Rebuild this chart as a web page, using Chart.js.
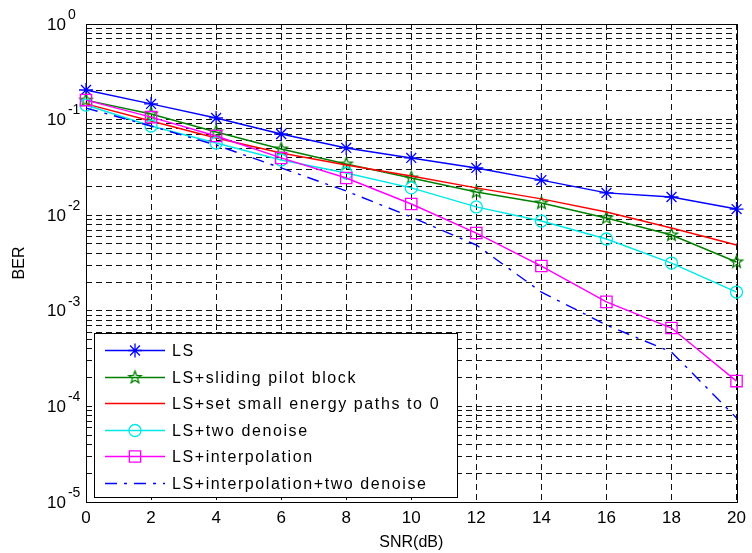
<!DOCTYPE html>
<html>
<head>
<meta charset="utf-8">
<title>BER vs SNR</title>
<script src="https://cdn.jsdelivr.net/npm/chart.js@4"></script>
<style>
    html, body { margin: 0; padding: 0; background: #fff; }
    #wrap { width: 752px; height: 553px; }
</style>
</head>
<body>
<div id="wrap"><canvas id="ber"></canvas></div>
<script>
    // SNR (dB) on the x axis
    const snr = [0, 2, 4, 6, 8, 10, 12, 14, 16, 18, 20];

    // BER values
    const berLS           = [0.204, 0.146, 0.104, 0.0707, 0.0505, 0.0397, 0.0312, 0.0233, 0.0171, 0.0155, 0.0116];
    const berSliding      = [0.160, 0.1145, 0.0742, 0.0492, 0.0343, 0.0245, 0.0175, 0.0134, 0.00935, 0.00621, 0.00324];
    const berSmallPaths   = [0.146, 0.0967, 0.0642, 0.0447, 0.0335, 0.0257, 0.0193, 0.0148, 0.0108, 0.00734, 0.00488];
    const berTwoDenoise   = [0.142, 0.0857, 0.0569, 0.0378, 0.0276, 0.0193, 0.0122, 0.00869, 0.00564, 0.00316, 0.00157];
    const berInterp       = [0.160, 0.106, 0.0673, 0.0397, 0.0245, 0.0131, 0.00651, 0.00294, 0.00124, 0.00066, 0.000184];
    const berInterpDenoise = [0.132, 0.0857, 0.0542, 0.0312, 0.0179, 0.00957, 0.00488, 0.00157, 0.00071, 0.00037, 0.0000757];

    // decades labelled on the y axis (10^e)
    const yDecades = [0, -1, -2, -3, -4, -5];

    const FONT = '"Liberation Sans", Arial, sans-serif';

    // hollow five pointed star, like matlab's 'p' marker
    function makePentagram(color, r) {
        const c = document.createElement('canvas');
        const s = Math.ceil(r * 2 + 4);
        c.width = s; c.height = s;
        const g = c.getContext('2d');
        g.strokeStyle = color;
        g.lineWidth = 1.3;
        g.beginPath();
        for (let k = 0; k < 10; k++) {
            const rad = k % 2 === 0 ? r : r * 0.42;
            const a = -Math.PI / 2 + k * Math.PI / 5;
            const px = s / 2 + rad * Math.cos(a), py = s / 2 + rad * Math.sin(a);
            if (k) g.lineTo(px, py); else g.moveTo(px, py);
        }
        g.closePath();
        g.stroke();
        return c;
    }

    // grid values: 1..9 in every decade
    const yGrid = [];
    for (let e = -5; e < 0; e++) {
        for (let m = 1; m < 10; m++) yGrid.push(m * Math.pow(10, e));
    }
    yGrid.push(1);

    function series(label, values, color, style, radius, dash) {
        return {
            label: label,
            data: snr.map((x, i) => ({x: x, y: values[i]})),
            borderColor: color,
            backgroundColor: 'rgba(0,0,0,0)',
            borderWidth: 1.4,
            borderDash: dash || [],
            pointStyle: style,
            pointRadius: radius,
            pointBorderColor: color,
            pointBackgroundColor: 'rgba(0,0,0,0)',
            pointBorderWidth: 1.3,
            tension: 0,
            clip: false
        };
    }

    const datasets = [
        series('LS', berLS, '#0000ff', 'star', 7),
        series('LS+sliding pilot block', berSliding, '#008000', makePentagram('#008000', 6.5), 6),
        series('LS+set small energy paths to 0', berSmallPaths, '#ff0000', 'circle', 0),
        series('LS+two denoise', berTwoDenoise, '#00e8e8', 'circle', 6),
        series('LS+interpolation', berInterp, '#ff00ff', 'rect', 8),
        series('LS+interpolation+two denoise', berInterpDenoise, '#0000ff', 'circle', 0, [12, 7, 3, 7])
    ];
    // matlab draws later lines on top
    datasets.forEach((d, i) => { d.order = datasets.length - i; });

    // frame around the axes, y labels with exponents and the boxed legend
    const decor = {
        id: 'decor',
        beforeDatasetsDraw(chart) {
            const {ctx, chartArea: a} = chart;
            ctx.save();
            ctx.strokeStyle = '#000';
            ctx.lineWidth = 1;
            ctx.strokeRect(Math.round(a.left) + 0.5, Math.round(a.top) + 0.5,
                Math.round(a.right - a.left), Math.round(a.bottom - a.top));
            ctx.restore();
        },
        afterDraw(chart) {
            const {ctx, chartArea: a} = chart;
            const ys = chart.scales.y;
            ctx.save();
            ctx.fillStyle = '#000';
            ctx.textAlign = 'left';
            ctx.textBaseline = 'middle';
            yDecades.forEach(e => {
                const y = ys.getPixelForValue(Math.pow(10, e));
                ctx.font = '17px ' + FONT;
                ctx.fillText('10', 47, y + 1);
                const w = ctx.measureText('10').width;
                ctx.font = '14px ' + FONT;
                ctx.fillText(e === 0 ? '0' : '-' + (-e), 47 + w + 2, y - 9);
            });

            // legend box
            const bx = a.left + 8, bw = 363, bh = 164;
            const by = a.bottom - 5 - bh;
            ctx.fillStyle = '#fff';
            ctx.fillRect(bx, by, bw, bh);
            ctx.strokeStyle = '#000';
            ctx.lineWidth = 1;
            ctx.strokeRect(Math.round(bx) + 0.5, Math.round(by) + 0.5, bw, bh);
            ctx.font = '16px ' + FONT;
            if ('letterSpacing' in ctx) ctx.letterSpacing = '1.6px';
            chart.data.datasets.forEach((d, i) => {
                const y = Math.round(by + 17 + i * 26.6) + 0.5;
                ctx.strokeStyle = d.borderColor;
                ctx.lineWidth = d.borderWidth;
                ctx.setLineDash(d.borderDash);
                ctx.beginPath();
                ctx.moveTo(bx + 11, y);
                ctx.lineTo(bx + 71, y);
                ctx.stroke();
                ctx.setLineDash([]);
                if (d.pointRadius > 0) {
                    ctx.fillStyle = 'rgba(0,0,0,0)';
                    ctx.lineWidth = d.pointBorderWidth;
                    Chart.helpers.drawPoint(ctx, {
                        pointStyle: d.pointStyle, radius: d.pointRadius,
                        rotation: 0, borderWidth: d.pointBorderWidth
                    }, bx + 41, y);
                }
                ctx.fillStyle = '#000';
                ctx.textBaseline = 'middle';
                ctx.fillText(d.label, bx + 78, y + 1);
            });
            ctx.restore();
        }
    };

    new Chart(document.getElementById('ber'), {
        type: 'line',
        data: {datasets: datasets},
        plugins: [decor],
        options: {
            responsive: true,
            maintainAspectRatio: false,
            animation: false,
            devicePixelRatio: 1,
            layout: {padding: {top: 24, right: 11, left: 0, bottom: 0}},
            plugins: {
                legend: {display: false},
                tooltip: {enabled: false}
            },
            scales: {
                x: {
                    type: 'linear',
                    min: 0,
                    max: 20,
                    ticks: {stepSize: 2, color: '#000', padding: 6, maxRotation: 0,
                        font: {family: FONT, size: 17}},
                    grid: {color: '#111', lineWidth: 1, drawTicks: false},
                    border: {display: false, dash: [6, 4]},
                    title: {display: true, text: 'SNR(dB)', color: '#000',
                        font: {family: FONT, size: 16}, padding: {top: 0, bottom: 1}},
                    afterFit: s => { s.height = 51; }
                },
                y: {
                    type: 'logarithmic',
                    min: 1e-5,
                    max: 1,
                    ticks: {display: false},
                    grid: {color: '#111', lineWidth: 1, drawTicks: false},
                    border: {display: false, dash: [6, 4]},
                    title: {display: true, text: 'BER', color: '#000',
                        font: {family: FONT, size: 16}, padding: {top: 10, bottom: 0}},
                    afterBuildTicks: s => { s.ticks = yGrid.map(v => ({value: v})); },
                    afterFit: s => { s.width = 86; }
                }
            }
        }
    });
</script>
</body>
</html>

# EXERCISE GOAL
Take the listing above and restate it word for word, without its pictures.

# FULL SOLUTION
Rebuild this chart as a web page, using Chart.js.
<!DOCTYPE html>
<html>
<head>
<meta charset="utf-8">
<title>BER vs SNR</title>
<script src="https://cdn.jsdelivr.net/npm/chart.js@4"></script>
<style>
    html, body { margin: 0; padding: 0; background: #fff; }
    #wrap { width: 752px; height: 553px; }
</style>
</head>
<body>
<div id="wrap"><canvas id="ber"></canvas></div>
<script>
    // SNR (dB) on the x axis
    const snr = [0, 2, 4, 6, 8, 10, 12, 14, 16, 18, 20];

    // BER values
    const berLS           = [0.204, 0.146, 0.104, 0.0707, 0.0505, 0.0397, 0.0312, 0.0233, 0.0171, 0.0155, 0.0116];
    const berSliding      = [0.160, 0.1145, 0.0742, 0.0492, 0.0343, 0.0245, 0.0175, 0.0134, 0.00935, 0.00621, 0.00324];
    const berSmallPaths   = [0.146, 0.0967, 0.0642, 0.0447, 0.0335, 0.0257, 0.0193, 0.0148, 0.0108, 0.00734, 0.00488];
    const berTwoDenoise   = [0.142, 0.0857, 0.0569, 0.0378, 0.0276, 0.0193, 0.0122, 0.00869, 0.00564, 0.00316, 0.00157];
    const berInterp       = [0.160, 0.106, 0.0673, 0.0397, 0.0245, 0.0131, 0.00651, 0.00294, 0.00124, 0.00066, 0.000184];
    const berInterpDenoise = [0.132, 0.0857, 0.0542, 0.0312, 0.0179, 0.00957, 0.00488, 0.00157, 0.00071, 0.00037, 0.0000757];

    // decades labelled on the y axis (10^e)
    const yDecades = [0, -1, -2, -3, -4, -5];

    const FONT = '"Liberation Sans", Arial, sans-serif';

    // hollow five pointed star, like matlab's 'p' marker
    function makePentagram(color, r) {
        const c = document.createElement('canvas');
        const s = Math.ceil(r * 2 + 4);
        c.width = s; c.height = s;
        const g = c.getContext('2d');
        g.strokeStyle = color;
        g.lineWidth = 1.3;
        g.beginPath();
        for (let k = 0; k < 10; k++) {
            const rad = k % 2 === 0 ? r : r * 0.42;
            const a = -Math.PI / 2 + k * Math.PI / 5;
            const px = s / 2 + rad * Math.cos(a), py = s / 2 + rad * Math.sin(a);
            if (k) g.lineTo(px, py); else g.moveTo(px, py);
        }
        g.closePath();
        g.stroke();
        return c;
    }

    // grid values: 1..9 in every decade
    const yGrid = [];
    for (let e = -5; e < 0; e++) {
        for (let m = 1; m < 10; m++) yGrid.push(m * Math.pow(10, e));
    }
    yGrid.push(1);

    function series(label, values, color, style, radius, dash) {
        return {
            label: label,
            data: snr.map((x, i) => ({x: x, y: values[i]})),
            borderColor: color,
            backgroundColor: 'rgba(0,0,0,0)',
            borderWidth: 1.4,
            borderDash: dash || [],
            pointStyle: style,
            pointRadius: radius,
            pointBorderColor: color,
            pointBackgroundColor: 'rgba(0,0,0,0)',
            pointBorderWidth: 1.3,
            tension: 0,
            clip: false
        };
    }

    const datasets = [
        series('LS', berLS, '#0000ff', 'star', 7),
        series('LS+sliding pilot block', berSliding, '#008000', makePentagram('#008000', 6.5), 6),
        series('LS+set small energy paths to 0', berSmallPaths, '#ff0000', 'circle', 0),
        series('LS+two denoise', berTwoDenoise, '#00e8e8', 'circle', 6),
        series('LS+interpolation', berInterp, '#ff00ff', 'rect', 8),
        series('LS+interpolation+two denoise', berInterpDenoise, '#0000ff', 'circle', 0, [12, 7, 3, 7])
    ];
    // matlab draws later lines on top
    datasets.forEach((d, i) => { d.order = datasets.length - i; });

    // frame around the axes, y labels with exponents and the boxed legend
    const decor = {
        id: 'decor',
        beforeDatasetsDraw(chart) {
            const {ctx, chartArea: a} = chart;
            ctx.save();
            ctx.strokeStyle = '#000';
            ctx.lineWidth = 1;
            ctx.strokeRect(Math.round(a.left) + 0.5, Math.round(a.top) + 0.5,
                Math.round(a.right - a.left), Math.round(a.bottom - a.top));
            ctx.restore();
        },
        afterDraw(chart) {
            const {ctx, chartArea: a} = chart;
            const ys = chart.scales.y;
            ctx.save();
            ctx.fillStyle = '#000';
            ctx.textAlign = 'left';
            ctx.textBaseline = 'middle';
            yDecades.forEach(e => {
                const y = ys.getPixelForValue(Math.pow(10, e));
                ctx.font = '17px ' + FONT;
                ctx.fillText('10', 47, y + 1);
                const w = ctx.measureText('10').width;
                ctx.font = '14px ' + FONT;
                ctx.fillText(e === 0 ? '0' : '-' + (-e), 47 + w + 2, y - 9);
            });

            // legend box
            const bx = a.left + 8, bw = 363, bh = 164;
            const by = a.bottom - 5 - bh;
            ctx.fillStyle = '#fff';
            ctx.fillRect(bx, by, bw, bh);
            ctx.strokeStyle = '#000';
            ctx.lineWidth = 1;
            ctx.strokeRect(Math.round(bx) + 0.5, Math.round(by) + 0.5, bw, bh);
            ctx.font = '16px ' + FONT;
            if ('letterSpacing' in ctx) ctx.letterSpacing = '1.6px';
            chart.data.datasets.forEach((d, i) => {
                const y = Math.round(by + 17 + i * 26.6) + 0.5;
                ctx.strokeStyle = d.borderColor;
                ctx.lineWidth = d.borderWidth;
                ctx.setLineDash(d.borderDash);
                ctx.beginPath();
                ctx.moveTo(bx + 11, y);
                ctx.lineTo(bx + 71, y);
                ctx.stroke();
                ctx.setLineDash([]);
                if (d.pointRadius > 0) {
                    ctx.fillStyle = 'rgba(0,0,0,0)';
                    ctx.lineWidth = d.pointBorderWidth;
                    Chart.helpers.drawPoint(ctx, {
                        pointStyle: d.pointStyle, radius: d.pointRadius,
                        rotation: 0, borderWidth: d.pointBorderWidth
                    }, bx + 41, y);
                }
                ctx.fillStyle = '#000';
                ctx.textBaseline = 'middle';
                ctx.fillText(d.label, bx + 78, y + 1);
            });
            ctx.restore();
        }
    };

    new Chart(document.getElementById('ber'), {
        type: 'line',
        data: {datasets: datasets},
        plugins: [decor],
        options: {
            responsive: true,
            maintainAspectRatio: false,
            animation: false,
            devicePixelRatio: 1,
            layout: {padding: {top: 24, right: 11, left: 0, bottom: 0}},
            plugins: {
                legend: {display: false},
                tooltip: {enabled: false}
            },
            scales: {
                x: {
                    type: 'linear',
                    min: 0,
                    max: 20,
                    ticks: {stepSize: 2, color: '#000', padding: 6, maxRotation: 0,
                        font: {family: FONT, size: 17}},
                    grid: {color: '#111', lineWidth: 1, drawTicks: false},
                    border: {display: false, dash: [6, 4]},
                    title: {display: true, text: 'SNR(dB)', color: '#000',
                        font: {family: FONT, size: 16}, padding: {top: 0, bottom: 1}},
                    afterFit: s => { s.height = 51; }
                },
                y: {
                    type: 'logarithmic',
                    min: 1e-5,
                    max: 1,
                    ticks: {display: false},
                    grid: {color: '#111', lineWidth: 1, drawTicks: false},
                    border: {display: false, dash: [6, 4]},
                    title: {display: true, text: 'BER', color: '#000',
                        font: {family: FONT, size: 16}, padding: {top: 10, bottom: 0}},
                    afterBuildTicks: s => { s.ticks = yGrid.map(v => ({value: v})); },
                    afterFit: s => { s.width = 86; }
                }
            }
        }
    });
</script>
</body>
</html>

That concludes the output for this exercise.